-- Start of Provided material --
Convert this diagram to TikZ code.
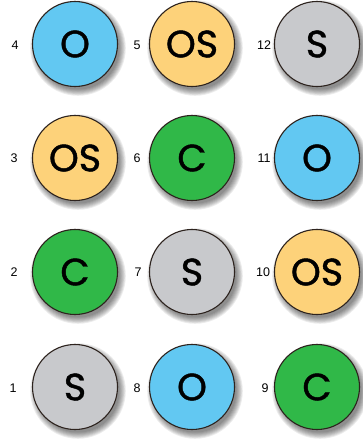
\documentclass[tikz,border=0pt]{standalone}
\usepackage{fontspec}
\setmainfont{Liberation Sans}
\newfontfamily\letterfont[FakeBold=1.2]{Poppins}
\definecolor{cblue}{RGB}{98,200,242}
\definecolor{cyellow}{RGB}{253,210,122}
\definecolor{cgray}{RGB}{200,201,204}
\definecolor{cgreen}{RGB}{48,184,72}
\definecolor{cedge}{RGB}{45,35,30}
\tikzset{
  disc/.style={circle, draw=cedge, line width=1.1pt, minimum size=85pt, inner sep=0pt,
    font=\letterfont\fontsize{38}{38}\selectfont},
  num/.style={font=\fontsize{12.5}{12.5}\selectfont, inner sep=0pt}
}
\newcommand{\shadowdisc}[2]{%
  \foreach \k in {0,...,7}{
    \fill[black, opacity=0.07] (#1+3,#2+4) circle ({41.5+\k*0.9});
  }%
}
\begin{document}
\begin{tikzpicture}[x=1pt,y=-1pt]
\useasboundingbox (0,0) rectangle (363,442);
% shadows
\foreach \cx/\cy in {75/44,192/44,317/44,75/158,192/158,317/158,75/272,192/272,317/272,75/387,192/387,317/387}{
  \shadowdisc{\cx}{\cy}
}
% column 1
\node[disc, fill=cblue]   (c4)  at (75,44)  {O};
\node[disc, fill=cyellow] (c3)  at (75,158) {OS};
\node[disc, fill=cgreen]  (c2)  at (75,272) {C};
\node[disc, fill=cgray]   (c1)  at (75,387) {S};
% column 2
\node[disc, fill=cyellow] (c5)  at (192,44)  {OS};
\node[disc, fill=cgreen]  (c6)  at (192,158) {C};
\node[disc, fill=cgray]   (c7)  at (192,272) {S};
\node[disc, fill=cblue]   (c8)  at (192,387) {O};
% column 3
\node[disc, fill=cgray]   (c12) at (317,44)  {S};
\node[disc, fill=cblue]   (c11) at (317,158) {O};
\node[disc, fill=cyellow] (c10) at (317,272) {OS};
\node[disc, fill=cgreen]  (c9)  at (317,387) {C};
% labels
\node[num] (n4)  at (15,45)  {4};
\node[num] (n3)  at (14,158) {3};
\node[num] (n2)  at (14,272) {2};
\node[num] (n1)  at (13,388) {1};
\node[num] (n5)  at (137,45)  {5};
\node[num] (n6)  at (137,158) {6};
\node[num] (n7)  at (138,272) {7};
\node[num] (n8)  at (137,388) {8};
\node[num] (n12) at (264,45)  {12};
\node[num] (n11) at (264,158) {11};
\node[num] (n10) at (263,272) {10};
\node[num] (n9)  at (265,388) {9};
\end{tikzpicture}
\end{document}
-- End of Provided material --
Leave out the pictures and transcribe everything else exactly.

» **Worked answer**
Convert this diagram to TikZ code.
\documentclass[tikz,border=0pt]{standalone}
\usepackage{fontspec}
\setmainfont{Liberation Sans}
\newfontfamily\letterfont[FakeBold=1.2]{Poppins}
\definecolor{cblue}{RGB}{98,200,242}
\definecolor{cyellow}{RGB}{253,210,122}
\definecolor{cgray}{RGB}{200,201,204}
\definecolor{cgreen}{RGB}{48,184,72}
\definecolor{cedge}{RGB}{45,35,30}
\tikzset{
  disc/.style={circle, draw=cedge, line width=1.1pt, minimum size=85pt, inner sep=0pt,
    font=\letterfont\fontsize{38}{38}\selectfont},
  num/.style={font=\fontsize{12.5}{12.5}\selectfont, inner sep=0pt}
}
\newcommand{\shadowdisc}[2]{%
  \foreach \k in {0,...,7}{
    \fill[black, opacity=0.07] (#1+3,#2+4) circle ({41.5+\k*0.9});
  }%
}
\begin{document}
\begin{tikzpicture}[x=1pt,y=-1pt]
\useasboundingbox (0,0) rectangle (363,442);
% shadows
\foreach \cx/\cy in {75/44,192/44,317/44,75/158,192/158,317/158,75/272,192/272,317/272,75/387,192/387,317/387}{
  \shadowdisc{\cx}{\cy}
}
% column 1
\node[disc, fill=cblue]   (c4)  at (75,44)  {O};
\node[disc, fill=cyellow] (c3)  at (75,158) {OS};
\node[disc, fill=cgreen]  (c2)  at (75,272) {C};
\node[disc, fill=cgray]   (c1)  at (75,387) {S};
% column 2
\node[disc, fill=cyellow] (c5)  at (192,44)  {OS};
\node[disc, fill=cgreen]  (c6)  at (192,158) {C};
\node[disc, fill=cgray]   (c7)  at (192,272) {S};
\node[disc, fill=cblue]   (c8)  at (192,387) {O};
% column 3
\node[disc, fill=cgray]   (c12) at (317,44)  {S};
\node[disc, fill=cblue]   (c11) at (317,158) {O};
\node[disc, fill=cyellow] (c10) at (317,272) {OS};
\node[disc, fill=cgreen]  (c9)  at (317,387) {C};
% labels
\node[num] (n4)  at (15,45)  {4};
\node[num] (n3)  at (14,158) {3};
\node[num] (n2)  at (14,272) {2};
\node[num] (n1)  at (13,388) {1};
\node[num] (n5)  at (137,45)  {5};
\node[num] (n6)  at (137,158) {6};
\node[num] (n7)  at (138,272) {7};
\node[num] (n8)  at (137,388) {8};
\node[num] (n12) at (264,45)  {12};
\node[num] (n11) at (264,158) {11};
\node[num] (n10) at (263,272) {10};
\node[num] (n9)  at (265,388) {9};
\end{tikzpicture}
\end{document}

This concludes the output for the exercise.